Critical Race Theory - Why?
THE ELECT: THE THREAT TO A PROGRESSIVE AMERICA FROM ANTI-BLACK ANTIRACISTS
by John McWhorter
Substack.com
CRT has been weaponized to advance an agenda that has distorted our national politics. For that reason we need to take a deep and careful look into the logic and history of what has been described as a quasi-religious ideology. McWhorter has done an excellent job here, as he introduces his essay:
From a certain distance it looks like we are dealing with people who “went crazy.” But that won’t do. How many people can we realistically tar as insane? In which human society have a critical mass of people become mentally deficient? Yet we want to know just why this new religion arose.
A religion soothes. It helps people make sense of things. The question is why this particular religion, promulgated so often with such sneering contempt, soothes so many.
His exposé of CRT and the logic that drives it is comprehensive and insightful. It's long, but demands an introspective read. I include a couple more excerpts to entice:
Almost anyone sees what a reductive view this [CRT] is of modern society, even having read their Rousseau or Rawls. We must not be taken in by the fact that this is called “critical,” that it’s about race and that it’s titled a “theory.” It is a fragile, performative ideology, which ... explicitly reject[s] linear reasoning, traditional legal theorizing, and even Enlightenment rationalism. We are to favor an idea that an oppressed race’s “story” constitutes truth, in an overarching sense, apart from mere matters of empirical or individual detail.
...it seems odd that adults would ever have taken this seriously...

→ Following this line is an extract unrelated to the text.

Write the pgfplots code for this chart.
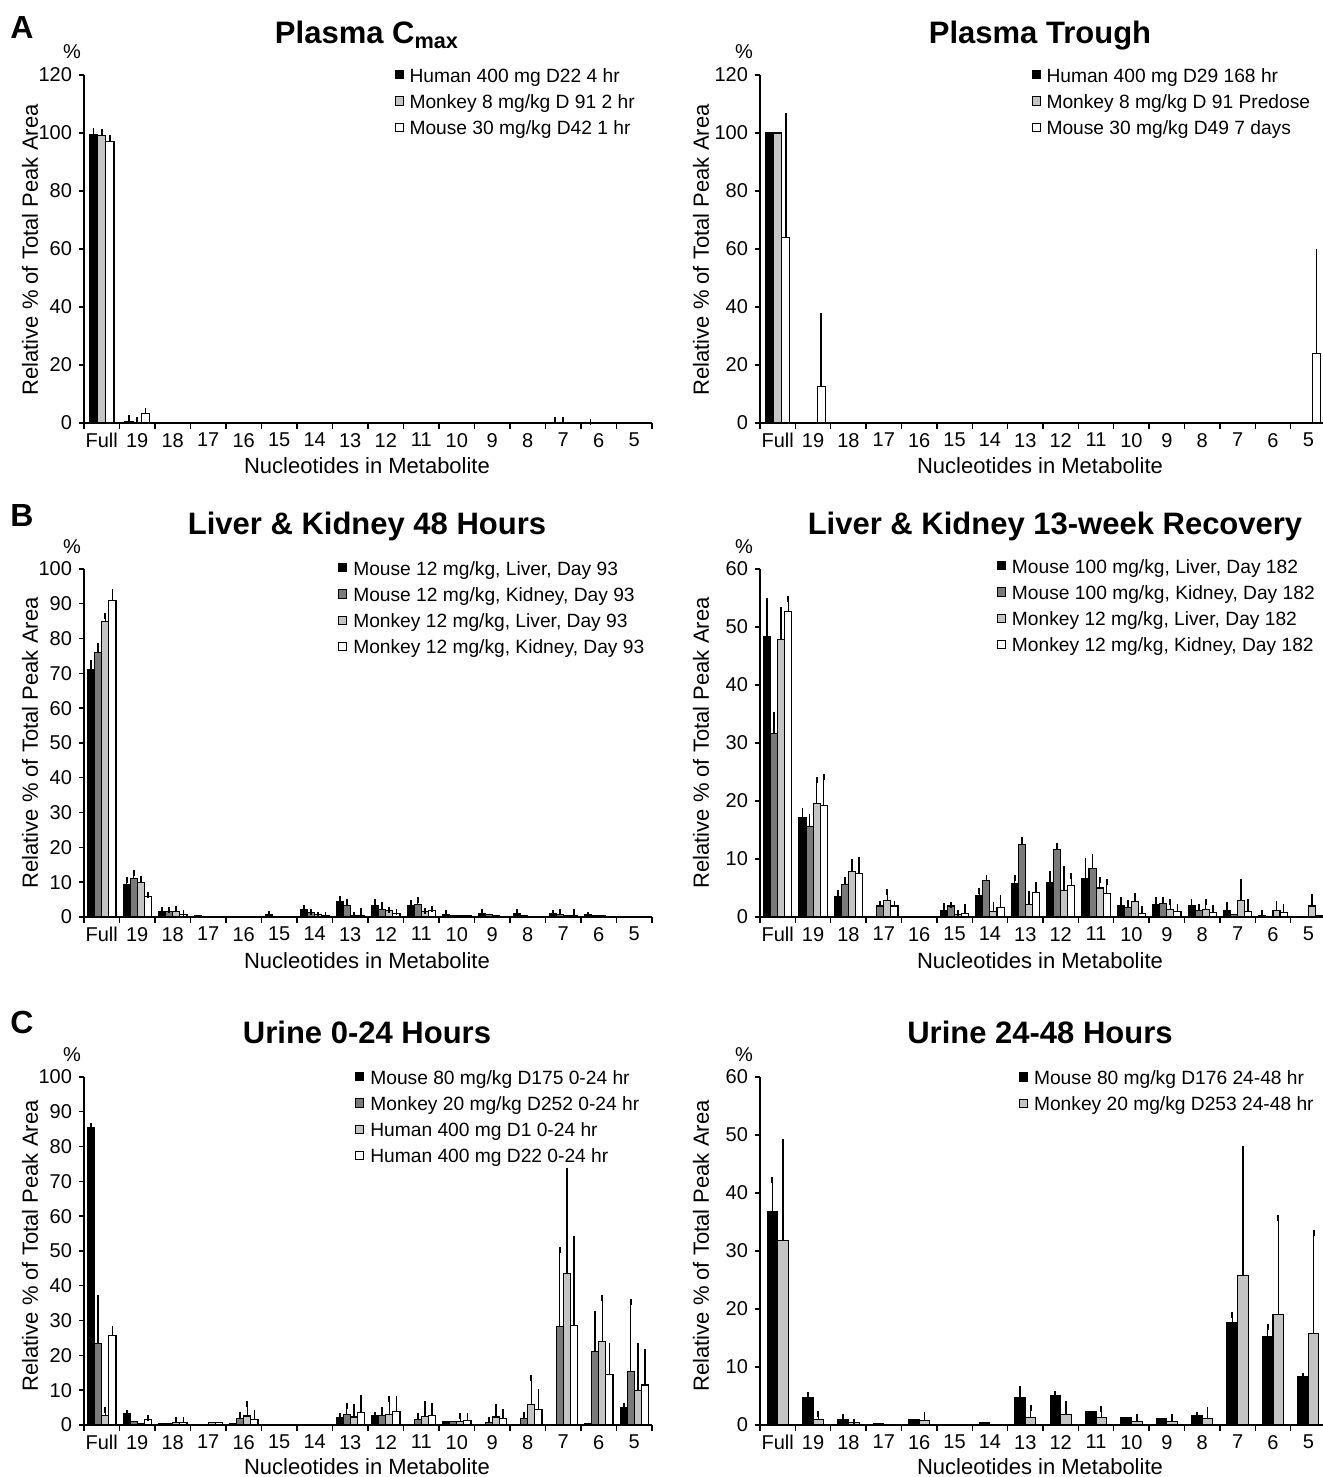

McWhorter draws the religious parallel where a secular society that has abandoned spiritual religious belief must turn to some other source to fulfill a basic human need:
...it has often been argued that Electism simply fills a hole left after the secular shift among thinking Americans especially after the 1960s. Under this analysis, it is human to need religious thought for a basic sense of succor, such that if institutional religion no longer grounds one’s thought, then some similarly themed ideology will come in to serve in its place.
McWhorter goes on to explain how some people, many of them our cultural elites, have found this way of thinking so attractive that they not only adopt it as their life’s creed, but are even comfortable insulting, abusing, and destroying people on the basis of it.
Rational, thinking people need to fight back against this perverse movement in order to regain a sense of proportion and context and address the challenging socio-economic issues we face going forward. Distorting reality in the pure pursuit of power only gets us deeper into the quagmire.